Adjusting to life in a pandemic has not been easy for anyone, but for many children and teenagers, COVID-19 has deeply affected their physical, mental and emotional well-being. At Austin Regional Clinic, pediatricians work to make sure that strong mental wellness in young people is as crucially treated as their physical health.

Natasha B. Ahmed, MD, pediatrician at Austin Regional Clinic Sendero Springs in Round Rock, said she has always had a special interest in adolescent medicine, which naturally led to a focus on how mental health and behavioral disorders affect children and teenagers.

“No matter how intelligent they are, [children and teenagers] just don’t have the emotional bandwidth to be able to describe a lot of the things that they’re feeling,” Dr. Ahmed said. “They’re still processing it, so even naming those emotions becomes a really difficult thing for them.”

Identifying mental health issues in youth can be complicated, but knowing the signs to watch for can help parents know when an issue is arising. Dr. Ahmed said one tell-tale sign is negative changes in routine, such as sleeping too much or too little, feeling guilty even about small things, and reluctance to do activities that were once enjoyable.

Mood disorders can also present in physical symptoms that do not have other explanations.

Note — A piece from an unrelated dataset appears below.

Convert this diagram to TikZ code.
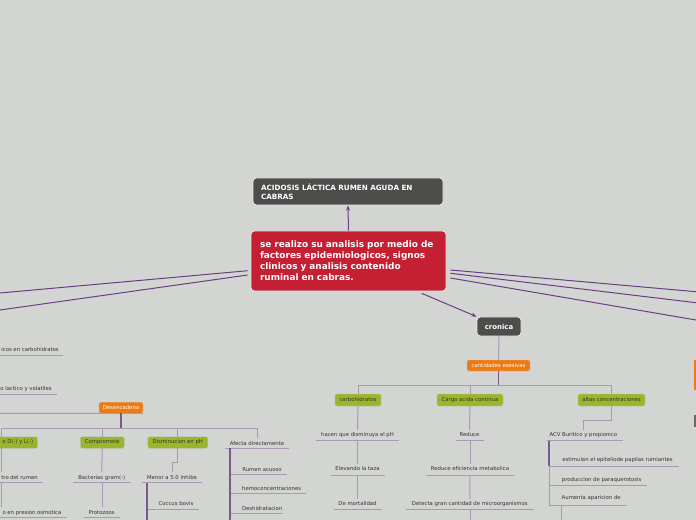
\documentclass[tikz,border=0pt]{standalone}
\usepackage{fontspec}
\setmainfont{DejaVu Sans}
\usetikzlibrary{arrows.meta}
\definecolor{bg}{RGB}{211,213,210}
\definecolor{darkbox}{RGB}{77,77,75}
\definecolor{redbox}{RGB}{197,31,52}
\definecolor{orangebox}{RGB}{238,122,18}
\definecolor{greenbox}{RGB}{155,182,43}
\definecolor{mainline}{RGB}{106,62,132}
\definecolor{treeline}{RGB}{168,153,180}
\definecolor{thickline}{RGB}{125,87,144}
\definecolor{leaftext}{RGB}{50,50,50}
\definecolor{boxedge}{RGB}{235,235,235}
\def\pw#1{#1*0.75pt}
\begin{document}
\begin{tikzpicture}[x=0.75pt,y=-0.75pt,
  bigbox/.style={rounded corners=2.5pt, inner ysep=0pt, draw=boxedge, line width=0.6pt},
  darkn/.style={bigbox, fill=darkbox, text=white},
  redn/.style={bigbox, fill=redbox, text=white},
  tag/.style={rounded corners=1.5pt, inner sep=0pt, font=\fontsize{4}{5}\selectfont, draw=black!25, line width=0.3pt},
  orangetag/.style={tag, fill=orangebox, text=white},
  greentag/.style={tag, fill=greenbox, text=leaftext},
  leaf/.style={inner xsep=0pt, inner ysep=2pt, font=\fontsize{4}{5}\selectfont, text=leaftext, anchor=base},
  leafe/.style={leaf, anchor=base east},
  conn/.style={draw=treeline, line width=0.75pt},
  thickc/.style={draw=thickline, line width=1.3pt},
  uline/.style={draw=treeline, line width=0.75pt},
  link/.style={draw=mainline, line width=0.75pt},
  arr/.style={link, -{Stealth[length=4pt,width=3pt]}}
]
\useasboundingbox (0,0) rectangle (696,520);
\fill[bg] (0,0) rectangle (696,520);

% ---------- main nodes ----------
\node[darkn, minimum width=\pw{190}, minimum height=\pw{27}, inner xsep=\pw{8}, text width=\pw{174}, align=left,
      font=\fontsize{5.4}{6.6}\selectfont\bfseries] (title) at (348,191.5)
      {ACIDOSIS LÁCTICA RUMEN AGUDA EN\\CABRAS};
\node[redn, minimum width=\pw{195}, minimum height=\pw{60}, inner xsep=\pw{9}, text width=\pw{177}, align=left,
      font=\fontsize{6.7}{8.3}\selectfont\bfseries] (main) at (348.5,261)
      {se realizo su analisis por medio de\\factores epidemiologicos, signos\\clinicos y analisis contenido\\ruminal en cabras.};
\node[darkn, minimum width=\pw{44}, minimum height=\pw{19}, inner xsep=0pt,
      font=\fontsize{5.2}{6}\selectfont\bfseries] (cronica) at (499,326.5) {cronica};

\draw[arr] (main.north) -- (title.south);
\draw[arr] ([xshift=55pt,yshift=-1.5pt]main.south) -- (cronica.north west);

% free ends at the picture edges
\coordinate (eL1) at (0,293);
\coordinate (eL2) at (0,310);
\coordinate (eR1) at (696,291.7);
\coordinate (eR2) at (696,302.7);
\coordinate (eR3) at (696,320);
\draw[link] ([xshift=-2.25pt,yshift=-7.3pt]main.west) -- (eL1);
\draw[link] ([xshift=-2.25pt,yshift=-10.5pt]main.west) -- (eL2);
\draw[link] ([xshift=3pt,yshift=-6.75pt]main.east) -- (eR1);
\draw[link] ([xshift=3pt,yshift=-9.2pt]main.east) -- (eR2);
\draw[link] ([xshift=3pt,yshift=-12.75pt]main.east) -- (eR3);

% partial nodes at the right edge
\node[fill=orangebox, inner sep=0pt, minimum width=\pw{10}, minimum height=\pw{30}] (redge1) at (699.3,375) {};
\node[fill=darkbox!85, inner sep=0pt, minimum width=\pw{10}, minimum height=\pw{12}] (redge2) at (699.3,421) {};

% ---------- cronica branch ----------
\node[orangetag, minimum width=\pw{63}, minimum height=\pw{11}] (cant) at (498.5,365.5) {cantidades esesivas};
\draw[conn] (cronica.south) -- (cant.north);
\coordinate (cbar) at (498.5,385);
\draw[thickc] (cant.south) -- (cbar);

\node[greentag, minimum width=\pw{46}, minimum height=\pw{12}] (carb) at (358,400) {carbohidratos};
\node[greentag, minimum width=\pw{66}, minimum height=\pw{12}] (carga) at (470,400) {Carga acida continua};
\node[greentag, minimum width=\pw{67}, minimum height=\pw{12}] (altas) at (611.5,400) {altas concentraciones};
\draw[conn] (carb.north) |- (cbar);
\draw[conn] (carga.north) |- (cbar);
\draw[conn] (altas.north) |- (cbar);

% carbohidratos chain
\node[leaf] (hacen) at (357.5,436.8) {hacen que disminuya el pH};
\draw[uline] (315.7,440) -- (399,440);
\node[leaf] (elev) at (357.5,470.8) {Elevando la taza};
\draw[uline] (331,475) -- (384.7,475);
\node[leaf] (mort) at (357.5,505.8) {De mortalidad};
\draw[uline] (334,509.7) -- (381.7,509.7);
\draw[conn] (carb.south) -- (hacen.north);
\draw[conn] (357.5,440) -- (elev.north);
\draw[conn] (357.5,475) -- (mort.north);

% carga chain
\node[leaf] (red1) at (469.5,436.8) {Reduce};
\draw[uline] (455.7,440) -- (484.3,440);
\node[leaf] (red2) at (470,470.8) {Reduce eficiencia metabolica};
\draw[uline] (426,475) -- (514,475);
\node[leaf] (detec) at (469.8,505.8) {Detecta gran cantidad de microorganismos};
\draw[uline] (406,509.7) -- (533.7,509.7);
\coordinate (detecend) at (470,522);
\draw[conn] (carga.south) -- (red1.north);
\draw[conn] (470,440) -- (red2.north);
\draw[conn] (470,475) -- (detec.north);
\draw[conn] (470,509.7) -- (detecend);

% altas chain
\node[leaf] (acv) at (583.3,436.8) {ACV Buritico y propionico};
\draw[uline] (547,440.7) -- (622.7,440.7);
\coordinate (abend) at (583.3,420);
\draw[conn] (altas.south) |- (abend) -- (acv.north);
\node[leaf] (estim) at (617.5,461.8) {estimulan el epiteliode papilas rumiantes};
\node[leaf] (prod) at (601.7,481.8) {produccion de paraquerotosis};
\node[leaf] (aum) at (591.2,499.8) {Aumenta aparicion de};
\draw[thickc] (549,440.7) -- (549,466);
\draw[conn] (549,466) -- (549,505);
\draw[uline] (549,466) -- (679,466);
\draw[uline] (549,485) -- (647,485);
\draw[uline] (549,505) -- (626.7,505);
\coordinate (aumend) at (561.7,522);
\draw[conn] (561.7,505) -- (aumend);

% ---------- left part ----------
\node[leafe] (carbo2) at (59,351.8) {icos en carbohidratos};
\draw[uline] (0,355) -- (63.3,355);
\node[leafe] (lact) at (52,390.8) {o lactico y volatiles};
\draw[uline] (0,394) -- (56.7,394);

\node[orangetag, minimum width=\pw{44}, minimum height=\pw{11}] (des) at (121,407.7) {Desencadena};
\draw[uline] (0,413.3) -- (des.south east);
\coordinate (dbar) at (121,428.3);
\draw[thickc] (des.south) -- (dbar);

\node[greentag, minimum width=\pw{72}, minimum height=\pw{11.5}, text width=\pw{63.2}, align=right] (dl) at (1.7,442.5) {o D(-) y L(-)};
\node[greentag, minimum width=\pw{44}, minimum height=\pw{11.5}] (comp) at (102.3,442.5) {Compromete};
\node[greentag, minimum width=\pw{60}, minimum height=\pw{11.5}] (dism) at (177.8,442.5) {Disminucion en pH};
\node[leaf] (afecta) at (257,445.1) {Afecta directamente};
\draw[uline] (225,448.3) -- (289.3,448.3);
\draw[conn] (dl.north) |- (dbar);
\draw[conn] (comp.north) |- (dbar);
\draw[conn] (dism.north) |- (dbar);
\draw[conn] (afecta.north) |- (dbar);

% D(-) y L(-) chain
\node[leafe] (rumen) at (38,479.1) {tro del rumen};
\draw[uline] (0,482.7) -- (43.3,482.7);
\node[leafe] (osm) at (61.7,514.1) {o en presion osmotica};
\draw[uline] (0,517.3) -- (66.7,517.3);
\coordinate (dlu) at (1.7,482.7);
\draw[conn] (dl.south) -- (dl.south |- rumen.north);
\draw[conn] (dlu) -- (dlu |- osm.north);

% Compromete chain
\node[leaf] (bact) at (101.7,479.1) {Bacterias gram(-)};
\draw[uline] (73.3,482.7) -- (130.7,482.7);
\node[leaf] (proto) at (101.7,514.1) {Protozoos};
\draw[uline] (84.3,517.3) -- (120,517.3);
\coordinate (bactu) at (102,482.7);
\draw[conn] (comp.south) -- (bact.north);
\draw[conn] (bactu) -- (bactu |- proto.north);

% Disminucion chain
\node[leaf] (menor) at (172,479.1) {Menor a 5.0 inhibe};
\draw[uline] (142.3,482.7) -- (202,482.7);
\coordinate (dbend) at (172,462);
\draw[conn] (dism.south) |- (dbend) -- (menor.north);
\node[leaf] (cocc) at (176,505.1) {Coccus bovis};
\draw[uline] (146.7,509) -- (199,509);
\coordinate (menorend) at (146.7,522);
\draw[thickc] (146.7,482.7) -- (menorend);

% Afecta chain
\node[leaf] (acuoso) at (262,471.1) {Rumen acuoso};
\draw[uline] (230,474) -- (286.7,474);
\node[leaf] (hemo) at (271.7,490.1) {hemoconcentraciones};
\draw[uline] (230,493.3) -- (306,493.3);
\node[leaf] (desh) at (262.2,510.1) {Deshidratacion};
\draw[uline] (230,513.3) -- (283.3,513.3);
\coordinate (afectaend) at (230,522);
\draw[thickc] (230,448.3) -- (afectaend);
\end{tikzpicture}
\end{document}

Whether it be a stomach ache, racing heart, headaches or constant fatigue, anxiety and depression can manifest in a variety of ways.

“I have a decent amount of teenage and young girls who have abdominal pain ... and then when you dive a little deeper, you find out that every time they’re stressed out, their stomach starts hurting,” Dr. Ahmed said. “A very common thing for children is to have physical symptoms that have some underlying psychological component.”

During the pandemic, social isolation and processing hardships have also been catalysts for declines in mental well-being. Though these circumstances are difficult at any age, adolescents have been forced to learn how to cope during one of the most vulnerable transition periods in life.

“Several of my colleagues and I have had patients who lost a parent to COVID, and they asked, ‘Because I played with my friend and then my parent got sick, did I kill my parent?’” Dr. Ahmed said. “That’s an intense and complex thought for anyone, but exceedingly overwhelming for kids at this age to experience.”

The pandemic also forced minors into virtual schooling, which made it difficult for some students with ADHD and ADD to self-regulate at home, Dr. Ahmed said. In addition to anxiety and depression, she has seen an influx of new ADHD and ADD diagnoses as parents finally witnessed the struggles their childrens’ teachers have had helping them stay on task or following directions. Then, returning to in-person classes proved to be a challenge for many who struggle with anxiety.

“The transition back to in-person school is very difficult for them. They just don’t know how to have those face-to-face interactions anymore,” Dr. Ahmed said.

The biggest overlap and easiest identifier for ADHD, ADD, anxiety and depression tends to be difficulty concentrating. When any symptom of mental illness or a behavioral disorder begins to suddenly affect a child’s functional ability, it is time to seek help.

“Mental health has always been under-addressed and underfunded and the COVID pandemic has made that so much worse. The truth is, the resources are just not there in the community to support the rapidly expanding need for mental health care,” Dr. Ahmed said. “It’s so helpful to have a pediatrician who feels adequate at treating mental health because we can’t always get them in to see a therapist or a psychiatrist.”

In accordance with a recommendation from the American Academy of Pediatrics, routine pediatric visits at ARC for children ages 12 and up include screenings for anxiety and depression. Patients answer questions about their emotions and habits that help physicians identify potential issues and direct them to a therapist if needed or may open the discussion to medication if therapy is already ongoing.

“If we look at that questionnaire and see that it is elevated, that’s a sign for us to talk more about the way they answered the questions and if needed, schedule a separate visit to talk about it in greater detail,” Dr. Ahmed said. “That’s why it is so important not to skip those well-check visits.”

Children can always discuss mental health issues privately with their pediatrician. Often, they might disclose information about their emotional state, so they should be encouraged to have time alone with their doctor if they choose.

In addition to screenings, ARC has pediatricians in each region who are able to provide a higher level of care through medication management, which involves diagnosing and treating ADHD, anxiety, and depression.

While regular mental checks are key in keeping up with a child’s overall health, Dr. Ahmed said that parents can help their child at home by having a validating and non-judgemental attitude when their child is showing signs of concerning behavior.

“I really want to emphasize how parents can start a conversation with their children, because I think that’s probably the thing that parents struggle with the most,” Dr. Ahmed said. “Try saying something like, ‘I’ve noticed you have been doing a little less talking/playing/eating, is everything okay? Are you worried about anything? I promise not to get mad but I’m here if you want to talk.’ Kids who feel like they have a supportive family and support structure do much better.”

Austin Regional Clinic has 23 locations across Austin and Central Texas with pediatricians available to help determine the kind of help a child needs and direct them to the appropriate resources.